Benvenuto caro lettore ad un altro appuntamento cinematografico della rubrica Lo Sguardo Indiscreto della Settima Arte.
Il cinema contemporaneo non ha finito di far vedere la sua crisi che non consiste soltanto nella quantificazione degli incassi, ma anche in una questione strutturale che interessa sia il visibile che la narrazione.
“Interstellar” di Christopher Nolan non è collocabile su un netto livello di riflessione come lo sono “Contact” (rappresentazione del limite del filmabile), “Psyco” di Gus Van Sant (rappresentazione dello scarto rispetto al già filmato) e “Matrix” (rappresentazione del limite del virtuale). Li incorpora e ne è debitore (specie di “2001 Odissea nello Spazio”), in maniera tale da passare come limite ultimo della narrazione odierna in tutte le sue tecniche e testamento di metamorfosi di scrittura.
Ci sono dei buchi in questa sceneggiatura che non sono solo neri e ci sono anche molteplici formule narratologiche che fuse fra loro costituiscono una leva per sradicare modelli consolidati che producono film fotocopia.

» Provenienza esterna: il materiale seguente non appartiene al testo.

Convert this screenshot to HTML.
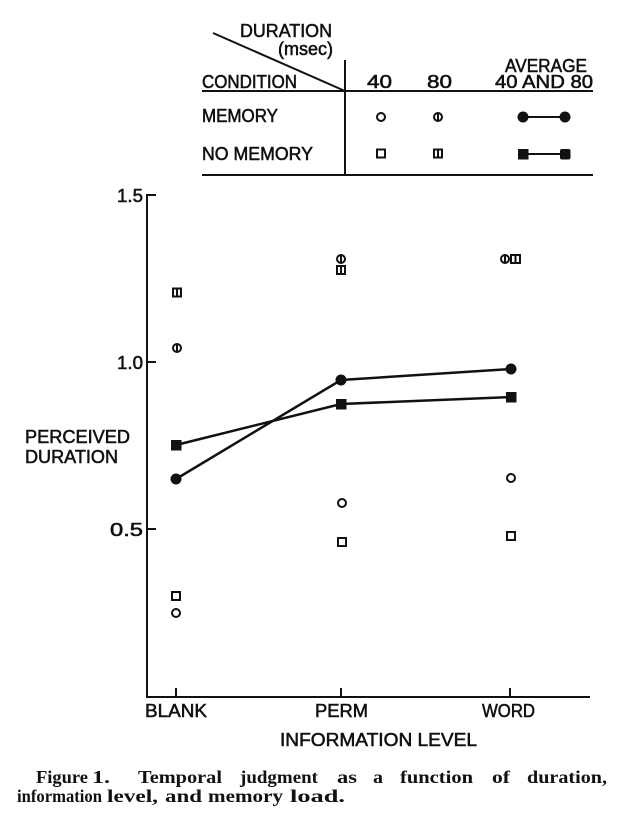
<!DOCTYPE html>
<html>
<head>
<meta charset="utf-8">
<style>
html,body{margin:0;padding:0;background:#fff;}
svg{display:block;}
.s{font-family:"Liberation Sans",sans-serif;fill:#111;stroke:#111;stroke-width:0.55px;}
.c{font-family:"Liberation Serif",serif;font-weight:bold;fill:#111;font-size:18px;}
</style>
</head>
<body>
<svg width="640" height="819" viewBox="0 0 640 819" xmlns="http://www.w3.org/2000/svg">
<rect width="640" height="819" fill="#fff"/>
<!-- Legend table -->
<g stroke="#111" stroke-width="2" fill="none">
  <line x1="213" y1="33" x2="345" y2="91"/>
  <line x1="345" y1="60" x2="345" y2="176"/>
  <line x1="202" y1="91" x2="593" y2="91"/>
  <line x1="202" y1="175" x2="593" y2="175"/>
</g>
<text class="s" x="240" y="37" font-size="18" textLength="92" lengthAdjust="spacingAndGlyphs">DURATION</text>
<text class="s" x="278" y="55" font-size="18" textLength="55" lengthAdjust="spacingAndGlyphs">(msec)</text>
<text class="s" x="202" y="88" font-size="18" textLength="95" lengthAdjust="spacingAndGlyphs">CONDITION</text>
<text class="s" x="367" y="88" font-size="18" textLength="25" lengthAdjust="spacingAndGlyphs">40</text>
<text class="s" x="427" y="88" font-size="18" textLength="25" lengthAdjust="spacingAndGlyphs">80</text>
<text class="s" x="505" y="72" font-size="18" textLength="82" lengthAdjust="spacingAndGlyphs">AVERAGE</text>
<text class="s" x="495" y="88" font-size="18" textLength="98" lengthAdjust="spacingAndGlyphs">40 AND 80</text>
<text class="s" x="202" y="122" font-size="18" textLength="76" lengthAdjust="spacingAndGlyphs">MEMORY</text>
<text class="s" x="202" y="160" font-size="18" textLength="111" lengthAdjust="spacingAndGlyphs">NO MEMORY</text>
<!-- legend markers -->
<g stroke="#111" stroke-width="2" fill="none">
  <circle cx="381" cy="117" r="4"/>
  <circle cx="438" cy="117" r="4"/>
  <line x1="438" y1="113" x2="438" y2="121"/>
  <rect x="377" y="149.5" width="8" height="8"/>
  <rect x="434" y="149.5" width="8" height="8"/>
  <line x1="438" y1="150" x2="438" y2="157"/>
  <line x1="523" y1="117" x2="565" y2="117"/>
  <line x1="523" y1="154" x2="565" y2="154"/>
</g>
<g fill="#111">
  <circle cx="523" cy="117" r="5.5"/>
  <circle cx="565" cy="117" r="5.5"/>
  <rect x="518" y="149" width="10.5" height="10.5"/>
  <rect x="560" y="149" width="10.5" height="10.5" rx="2"/>
</g>
<!-- Axes -->
<g stroke="#111" stroke-width="2" fill="none">
  <line x1="147" y1="194" x2="147" y2="698"/>
  <line x1="146" y1="697" x2="590" y2="697"/>
  <line x1="147" y1="195" x2="156" y2="195"/>
  <line x1="147" y1="362" x2="156" y2="362"/>
  <line x1="147" y1="529" x2="156" y2="529"/>
  <line x1="176" y1="688" x2="176" y2="697"/>
  <line x1="341" y1="688" x2="341" y2="697"/>
  <line x1="510" y1="688" x2="510" y2="697"/>
</g>
<text class="s" x="117" y="202" font-size="18" textLength="26" lengthAdjust="spacingAndGlyphs">1.5</text>
<text class="s" x="117" y="369" font-size="18" textLength="26" lengthAdjust="spacingAndGlyphs">1.0</text>
<text class="s" x="110" y="536" font-size="18" textLength="33" lengthAdjust="spacingAndGlyphs">0.5</text>
<text class="s" x="25" y="443" font-size="18" textLength="105" lengthAdjust="spacingAndGlyphs">PERCEIVED</text>
<text class="s" x="25" y="463" font-size="18" textLength="93" lengthAdjust="spacingAndGlyphs">DURATION</text>
<text class="s" x="145" y="717" font-size="18" textLength="62" lengthAdjust="spacingAndGlyphs">BLANK</text>
<text class="s" x="315" y="717" font-size="18" textLength="53" lengthAdjust="spacingAndGlyphs">PERM</text>
<text class="s" x="482" y="717" font-size="18" textLength="53" lengthAdjust="spacingAndGlyphs">WORD</text>
<text class="s" x="280" y="746" font-size="18" textLength="197" lengthAdjust="spacingAndGlyphs">INFORMATION LEVEL</text>
<!-- Average lines -->
<g stroke="#111" stroke-width="2.5" fill="none">
  <polyline points="176,479 341,380 511,369"/>
  <polyline points="176,445 341,404 511,397"/>
</g>
<g fill="#111">
  <circle cx="176" cy="479" r="5.5"/>
  <circle cx="341" cy="380" r="5.5"/>
  <circle cx="511" cy="369" r="5.5"/>
  <rect x="171" y="440" width="10.5" height="10.5"/>
  <rect x="336" y="399" width="10.5" height="10.5"/>
  <rect x="506" y="392" width="10.5" height="10.5"/>
</g>
<!-- individual points -->
<g stroke="#111" stroke-width="2" fill="none">
  <!-- BLANK -->
  <rect x="173" y="288.5" width="8" height="8"/>
  <line x1="177" y1="289" x2="177" y2="296"/>
  <circle cx="177" cy="348" r="4"/>
  <line x1="177" y1="344" x2="177" y2="352"/>
  <rect x="172" y="592" width="8" height="8"/>
  <circle cx="176" cy="613" r="4"/>
  <!-- PERM -->
  <circle cx="341" cy="259" r="4"/>
  <line x1="341" y1="255" x2="341" y2="263"/>
  <rect x="337" y="266" width="8" height="8"/>
  <line x1="341" y1="266" x2="341" y2="274"/>
  <circle cx="342" cy="503" r="4"/>
  <rect x="338" y="538" width="8" height="8"/>
  <!-- WORD -->
  <circle cx="505" cy="259" r="4"/>
  <line x1="505" y1="255" x2="505" y2="263"/>
  <rect x="511" y="255" width="9" height="8"/>
  <line x1="515.5" y1="255" x2="515.5" y2="263"/>
  <circle cx="511" cy="478" r="4"/>
  <rect x="507" y="532" width="8" height="8"/>
</g>
<!-- Caption -->
<g class="c">
  <text x="36" y="783" textLength="52" lengthAdjust="spacingAndGlyphs">Figure</text>
  <text x="92" y="783" textLength="18" lengthAdjust="spacingAndGlyphs">1.</text>
  <text x="138" y="783" textLength="84" lengthAdjust="spacingAndGlyphs">Temporal</text>
  <text x="240" y="783" textLength="78" lengthAdjust="spacingAndGlyphs">judgment</text>
  <text x="337" y="783" textLength="20" lengthAdjust="spacingAndGlyphs">as</text>
  <text x="373" y="783" textLength="10" lengthAdjust="spacingAndGlyphs">a</text>
  <text x="400" y="783" textLength="73" lengthAdjust="spacingAndGlyphs">function</text>
  <text x="492" y="783" textLength="18" lengthAdjust="spacingAndGlyphs">of</text>
  <text x="527" y="783" textLength="80" lengthAdjust="spacingAndGlyphs">duration,</text>
  <text x="17" y="802" textLength="85" lengthAdjust="spacingAndGlyphs">information</text>
  <text x="107" y="802" textLength="51" lengthAdjust="spacingAndGlyphs">level,</text>
  <text x="165" y="802" textLength="37" lengthAdjust="spacingAndGlyphs">and</text>
  <text x="208" y="802" textLength="75" lengthAdjust="spacingAndGlyphs">memory</text>
  <text x="290" y="802" textLength="55" lengthAdjust="spacingAndGlyphs">load.</text>
</g>
</svg>
</body>
</html>
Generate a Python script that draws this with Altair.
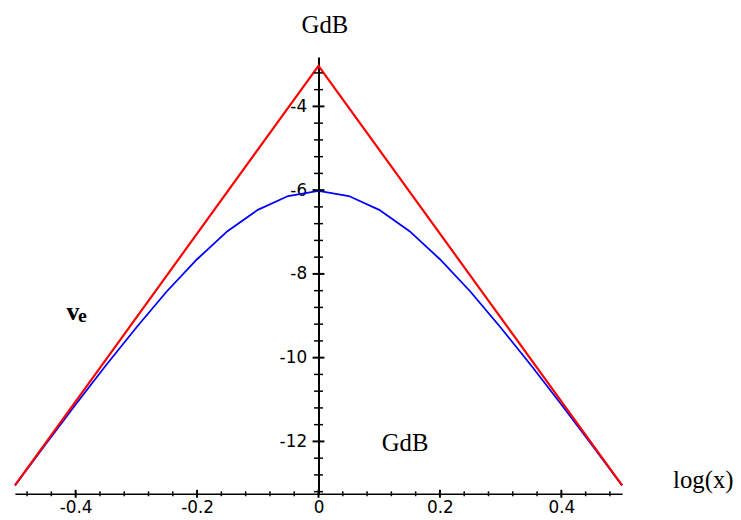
import altair as alt
import pandas as pd

# ---- data ----
log_x = [-0.5, -0.45, -0.4, -0.35, -0.3, -0.25, -0.2, -0.15, -0.1, -0.05, 0.0,
         0.05, 0.1, 0.15, 0.2, 0.25, 0.3, 0.35, 0.4, 0.45, 0.5]
blue_db = [-13.05, -12.08, -11.12, -10.18, -9.28, -8.42, -7.65, -6.98, -6.47, -6.14, -6.02,
           -6.14, -6.47, -6.98, -7.65, -8.42, -9.28, -10.18, -11.12, -12.08, -13.05]
red_x = [-0.5, -0.25, 0.0, 0.25, 0.5]
red_db = [-13.05, -8.04, -3.03, -8.04, -13.05]

x_major = [-0.4, -0.2, 0.0, 0.2, 0.4]
x_minor = [-0.48, -0.44, -0.36, -0.32, -0.28, -0.24, -0.16, -0.12, -0.08, -0.04,
           0.04, 0.08, 0.12, 0.16, 0.24, 0.28, 0.32, 0.36, 0.44, 0.48]
y_major = [-12, -10, -8, -6, -4]
y_minor = [-13.2, -12.8, -12.4, -11.6, -11.2, -10.8, -10.4, -9.6, -9.2, -8.8, -8.4,
           -7.6, -7.2, -6.8, -6.4, -5.6, -5.2, -4.8, -4.4, -3.6, -3.2]

x_domain = [-0.5, 0.5]
y_domain = [-13.25, -2.82]
x_axis_level = -13.25   # y value where the horizontal axis sits
y_axis_level = 0.0      # x value where the vertical axis sits

note_v = ["v"]
note_v_x = [-0.415]
note_v_y = [-9.09]
note_e = ["e"]
note_e_x = [-0.396]
note_e_y = [-9.16]
note_g = ["GdB"]
note_g_x = [0.104]
note_g_y = [-12.24]

W, H = 613, 441
SERIF = "Liberation Serif"
SANS = "DejaVu Sans"

xs = alt.Scale(domain=x_domain, nice=False, zero=False)
ys = alt.Scale(domain=y_domain, nice=False, zero=False)

x_axis = alt.Axis(
    values=x_major, labelExpr="toString(datum.value)", ticks=False, tickSize=0,
    grid=False, domainColor="black", domainWidth=1.5, labelFont=SANS, labelFontSize=17,
    labelColor="black", labelPadding=6, labelFlush=False,
    title="log(x)", titleFont=SERIF, titleFontSize=25, titleFontWeight="normal",
    titleColor="black", titleX=664, titleY=-6, titleAlign="left",
    titleBaseline="alphabetic", titleAngle=0,
)
y_axis = alt.Axis(
    values=y_major, labelExpr="toString(datum.value)", ticks=False, tickSize=0,
    grid=False, domainColor="black", domainWidth=2, labelFont=SANS, labelFontSize=17,
    labelColor="black", labelPadding=12, labelFlush=False, offset=-306.5,
    title="GdB", titleFont=SERIF, titleFontSize=25, titleFontWeight="normal",
    titleColor="black", titleX=6, titleY=-25, titleAlign="center",
    titleBaseline="alphabetic", titleAngle=0,
)

X = alt.X("x:Q", scale=xs, axis=x_axis, title="log(x)")
Y = alt.Y("y:Q", scale=ys, axis=y_axis, title="GdB")

blue = alt.Chart(pd.DataFrame({"x": log_x, "y": blue_db})).mark_line(
    color="#0000ff", strokeWidth=1.8).encode(x=X, y=Y)
red = alt.Chart(pd.DataFrame({"x": red_x, "y": red_db})).mark_line(
    color="#ff0000", strokeWidth=2.2).encode(x=X, y=Y)

def ticks(xv, yv, orient, size, thick):
    df = pd.DataFrame({"x": xv, "y": yv})
    return alt.Chart(df).mark_tick(orient=orient, size=size, thickness=thick,
                                   color="black", opacity=1).encode(x=X, y=Y)

xt_major = ticks(x_major, [x_axis_level] * len(x_major), "vertical", 8, 2)
xt_minor = ticks(x_minor, [x_axis_level] * len(x_minor), "vertical", 5, 1.5)
yt_major = ticks([y_axis_level] * len(y_major), y_major, "horizontal", 12, 2)
yt_minor = ticks([y_axis_level] * len(y_minor), y_minor, "horizontal", 9, 1.5)

def note(txt, xv, yv, size, weight):
    df = pd.DataFrame({"t": txt, "x": xv, "y": yv})
    return alt.Chart(df).mark_text(
        font=SERIF, fontSize=size, fontWeight=weight, color="black",
        align="left", baseline="alphabetic",
    ).encode(x=X, y=Y, text="t:N")

n_v = note(note_v, note_v_x, note_v_y, 26, "bold")
n_e = note(note_e, note_e_x, note_e_y, 20, "bold")
n_g = note(note_g, note_g_x, note_g_y, 25, "normal")

chart = alt.layer(
    blue, red, xt_minor, xt_major, yt_minor, yt_major, n_v, n_e, n_g
).properties(
    width=W, height=H,
    autosize=alt.AutoSizeParams(type="none"),
    padding={"left": 7, "top": 47, "right": 112, "bottom": 20},
    background="white",
).configure_view(stroke=None)

chart.save("out.html", embed_options={"renderer": "svg", "actions": False})
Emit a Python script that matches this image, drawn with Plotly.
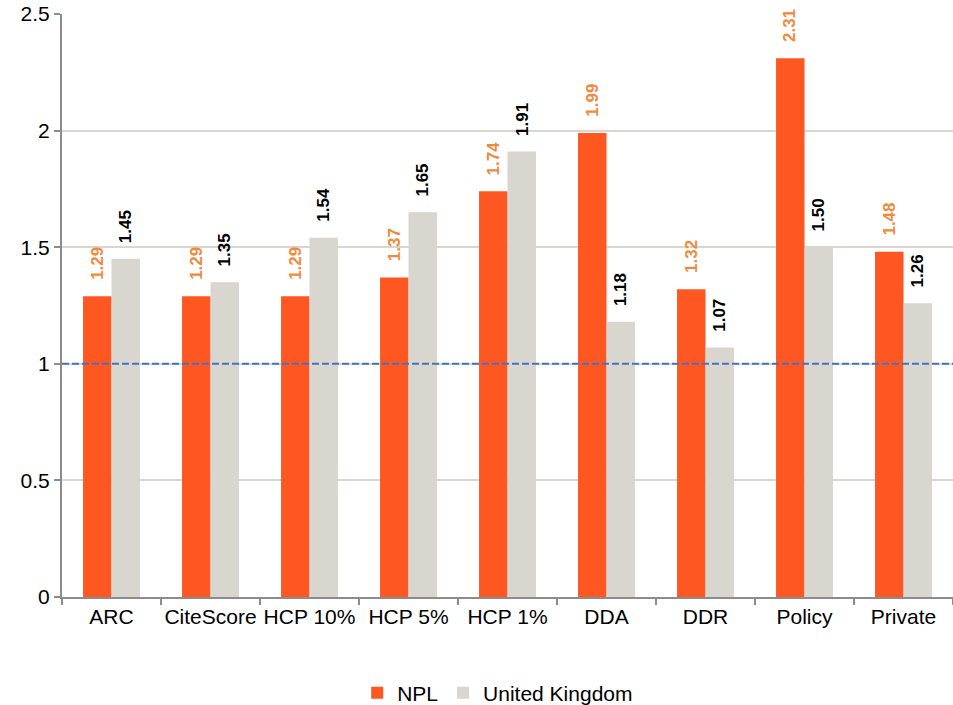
import plotly.graph_objects as go

categories = ["ARC", "CiteScore", "HCP 10%", "HCP 5%", "HCP 1%", "DDA", "DDR", "Policy", "Private"]
npl = [1.29, 1.29, 1.29, 1.37, 1.74, 1.99, 1.32, 2.31, 1.48]
uk = [1.45, 1.35, 1.54, 1.65, 1.91, 1.18, 1.07, 1.50, 1.26]
series_names = ["NPL", "United Kingdom"]
y_ticks = [0, 0.5, 1, 1.5, 2, 2.5]
y_tick_text = ["0", "0.5", "1", "1.5", "2", "2.5"]

ORANGE = "#FF5722"
GREY = "#D9D5CF"
ORANGE_TXT = "#F08A3C"
FONT = "Liberation Sans, Arial"

fig = go.Figure()
fig.add_trace(go.Bar(x=categories, y=npl, name=series_names[0], marker_color=ORANGE,
                     marker_line_width=0))
fig.add_trace(go.Bar(x=categories, y=uk, name=series_names[1], marker_color=GREY,
                     marker_line_width=0))

annotations = []
for c, v in zip(categories, npl):
    annotations.append(dict(x=c, y=v, xref="x", yref="y", text=f"<b>{v:.2f}</b>",
                            textangle=-90, showarrow=False, xanchor="center", yanchor="bottom",
                            xshift=-14.3, yshift=14,
                            font=dict(family=FONT, size=17, color=ORANGE_TXT)))
for c, v in zip(categories, uk):
    annotations.append(dict(x=c, y=v, xref="x", yref="y", text=f"<b>{v:.2f}</b>",
                            textangle=-90, showarrow=False, xanchor="center", yanchor="bottom",
                            xshift=14.3, yshift=14,
                            font=dict(family=FONT, size=17, color="#000000")))

fig.add_shape(type="line", xref="paper", yref="y", x0=0, x1=1, y0=1, y1=1,
              line=dict(color="#4472C4", width=2, dash="7px,3px"))

fig.update_layout(
    width=953, height=705,
    margin=dict(l=62, r=0, t=14, b=108),
    paper_bgcolor="white", plot_bgcolor="white",
    barmode="group", bargap=0.425, bargroupgap=0,
    font=dict(family=FONT, size=21, color="#000000"),
    annotations=annotations,
    showlegend=True,
    legend=dict(orientation="h", x=0.489, xanchor="center",
                yref="container", y=0.017, yanchor="middle",
                font=dict(family=FONT, size=21), itemwidth=30, traceorder="normal"),
    xaxis=dict(showline=True, linecolor="#8C8C8C", linewidth=2, ticks="outside",
               tickson="boundaries", ticklen=6, tickcolor="#8C8C8C", tickwidth=2,
               showgrid=False, tickangle=0, tickfont=dict(family=FONT, size=21),
               automargin=False, ticklabeloverflow="allow"),
    yaxis=dict(range=[0, 2.5], tickvals=y_ticks, ticktext=y_tick_text,
               showline=True, linecolor="#8C8C8C", linewidth=2, ticks="outside",
               ticklen=6, tickcolor="#8C8C8C", tickwidth=2,
               showgrid=True, gridcolor="#D9D5CF", gridwidth=2, zeroline=False,
               tickfont=dict(family=FONT, size=21), automargin=False,
               ticklabeloverflow="allow"),
)

# remove the default 8px page margin so the figure fills the window exactly
fig.write_html("out.html",
               config={"displayModeBar": False},
               post_script="document.body.style.margin='0';document.body.style.overflow='hidden';")
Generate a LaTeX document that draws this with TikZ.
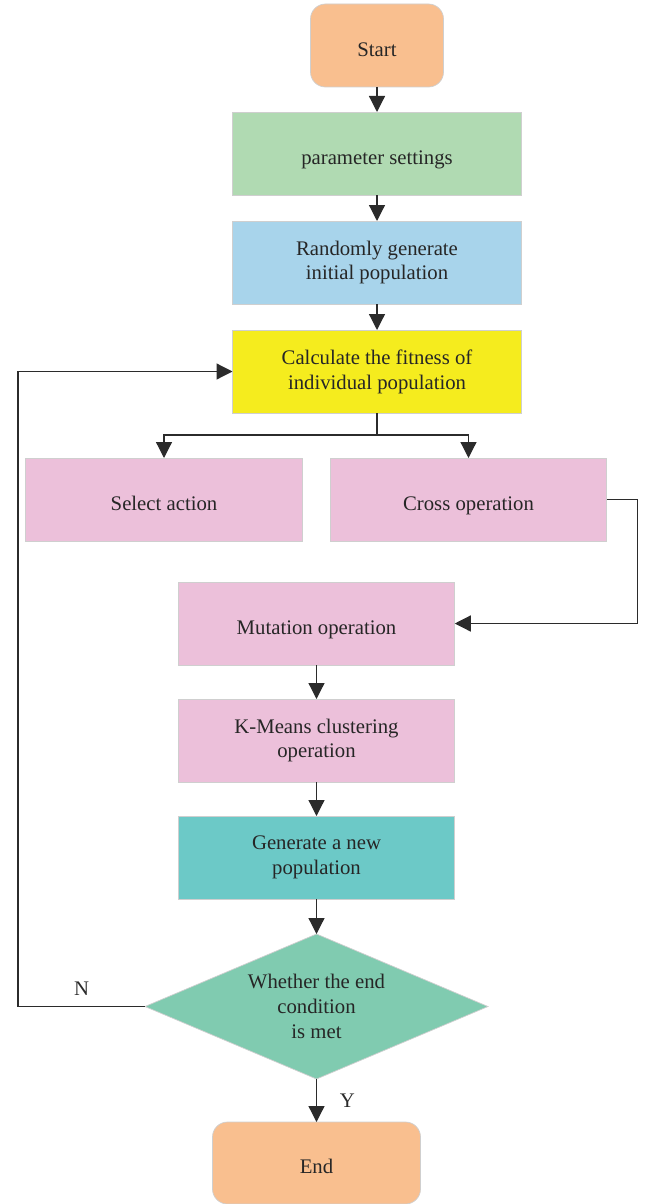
\documentclass[tikz,border=0pt]{standalone}
\usepackage{fontspec}
\setmainfont{Liberation Serif}
\usepackage{xcolor}
\definecolor{gaorange}{HTML}{F9BF8F}
\definecolor{gagreen}{HTML}{B0DAB2}
\definecolor{gablue}{HTML}{A8D4EB}
\definecolor{gayellow}{HTML}{F5EC1E}
\definecolor{gapink}{HTML}{ECC0DA}
\definecolor{gateal}{HTML}{6CC9C7}
\definecolor{gamint}{HTML}{80CBB0}
\definecolor{gaedge}{HTML}{CFCFCF}
\definecolor{galine}{HTML}{2B2B2B}
\usetikzlibrary{arrows.meta,positioning,shapes.geometric}

\begin{document}
\begin{tikzpicture}[font=\fontsize{11.8}{14.2}\selectfont,node distance=5mm,
  blk/.style={draw=gaedge,thin,align=center,minimum width=5.78cm,minimum height=1.66cm,
    text=black!85,inner sep=2pt,outer sep=0pt},
  oneline/.style={text height=12pt,text depth=0pt},
  term/.style={blk,oneline,rounded corners=3mm,fill=gaorange},
  pbox/.style={blk,fill=gapink,minimum width=5.53cm},
  arr/.style={-{Triangle[length=3.2mm,width=3.2mm]},galine,line width=0.7pt},
  ln/.style={galine,line width=0.7pt}]
\useasboundingbox (0,0) rectangle (12.92,-24.08);
% start and set-up
\node[term,minimum width=2.66cm] (start) at (7.54,-0.91) {Start};
\node[blk,oneline,fill=gagreen,below=of start] (param) {parameter settings};
\node[blk,fill=gablue,below=5.2mm of param] (init) {Randomly generate\\initial population};
\node[blk,fill=gayellow,below=5.2mm of init] (calc) {Calculate the fitness of\\individual population};
% genetic operators
\node[pbox,oneline,below=9mm of calc,xshift=-4.26cm] (sel) {Select action};
\node[pbox,oneline,below=9mm of calc,xshift=1.83cm] (cross) {Cross operation};
\node[pbox,oneline,below=8.2mm of cross,xshift=-3.04cm] (mut) {Mutation operation};
\node[pbox,below=6.8mm of mut] (kmeans) {K-Means clustering\\operation};
\node[pbox,fill=gateal,below=6.8mm of kmeans] (newpop) {Generate a new\\population};
% end test
\node[diamond,draw=gaedge,thin,fill=gamint,align=center,text=black!85,aspect=2.4,
  minimum width=6.86cm,minimum height=2.9cm,inner sep=0pt,outer sep=0pt,
  below=7mm of newpop] (test) {Whether the end\\condition\\is met};
\node[term,minimum width=4.16cm,minimum height=1.64cm,below=8.6mm of test] (stop) {End};
% connectors
\draw[arr] (start) -- (param);
\draw[arr] (param) -- (init);
\draw[arr] (init) -- (calc);
\draw[ln] (calc.south) -- ++(0,-0.44) coordinate (split);
\draw[arr] (split) -| (sel.north);
\draw[arr] (split) -| (cross.north);
\draw[arr] (cross.east) -- ++(0.62,0) |- (mut.east);
\draw[arr] (mut) -- (kmeans);
\draw[arr] (kmeans) -- (newpop);
\draw[arr] (newpop) -- (test);
\draw[arr] (test) -- node[right=3.4mm,pos=0.5] {Y} (stop);
\draw[arr] (test.west) -- node[above=1mm,pos=0.5] {N} ++(-2.54,0) |- (calc.west);
\end{tikzpicture}
\end{document}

Perdonando i primi, le seconde fanno sorridere Seymour Chatman i cui libri di semiotica e teoria della narrativa applicata sono stati sicuramente letti dal regista di “Inception” e suo fratello. Già sperimentato in questa pellicola, il tempo dell’intreccio (insieme degli eventi) è superiore al tempo della fabula (insieme degli elementi di una storia nel loro ordine cronologico) anche in “Interstellar”.
La differenza, qui, non è data da più livelli temporali ma da uno scompaginamento finale delle due componenti citate, in un reticolato spaziale senza gravità, dato da due ellissi narrative di grandezza differente che cominciano rispettivamente con gli abbandoni e gli incontri fra padre e figlia nello spazio-tempo globale del film. Come in “Inception” i personaggi sono “ovunque e ora”, come in “Inception” l’orologio è il totem iniziatico della percezione cognitiva della relatività del tempo. Davvero qualcosa di nuovo per la scrittura cinematografica, soprattutto in termini di sfida per il futuro.
Alle sceneggiature si aprono diversi scenari, alle immagini sono ancora preclusi. Allo stesso modo di Zemeckis con “Contact”, Nolan non riesce a mettere in scena l’ignoto se non con il già visto ma rielaborato. Entrambi film sull’altrove, non riescono ad andare oltre al già conosciuto. Sia l’occhio che vede, che l’occhio che immagina sono vuoti. Anche “Interstellar” è un film sul non-poter-andare-oltre delle immagini. I suoi segreti sono più nascosti nei rumori o nelle sensazioni tattili dei personaggi che nelle strepitose visioni del Cosmo; dal ticchettio dell’orologio alla stretta di mano fantasma, alla colonna sonora. Questa è spesso intervallata dal silenzio dello Spazio profondo, molto simile al suono dell’armonica dei film di Sergio Leone. Il suono del destino, il rumore dell’esplorazione.
Un film, come molti contemporanei, più uditivo e tattile che visivo.
Ecco, probabilmente la sfida che il cinema deve affrontare: colmare lo iato fra udito-tatto e visivo per ridare all’occhio e alle immagini la potenza di significazione di un tempo.
Cioè anche, ridare la capacità al cinema di far vedere quello che non pensiamo già.
Ma questo è possibile solo con l’esplorazione.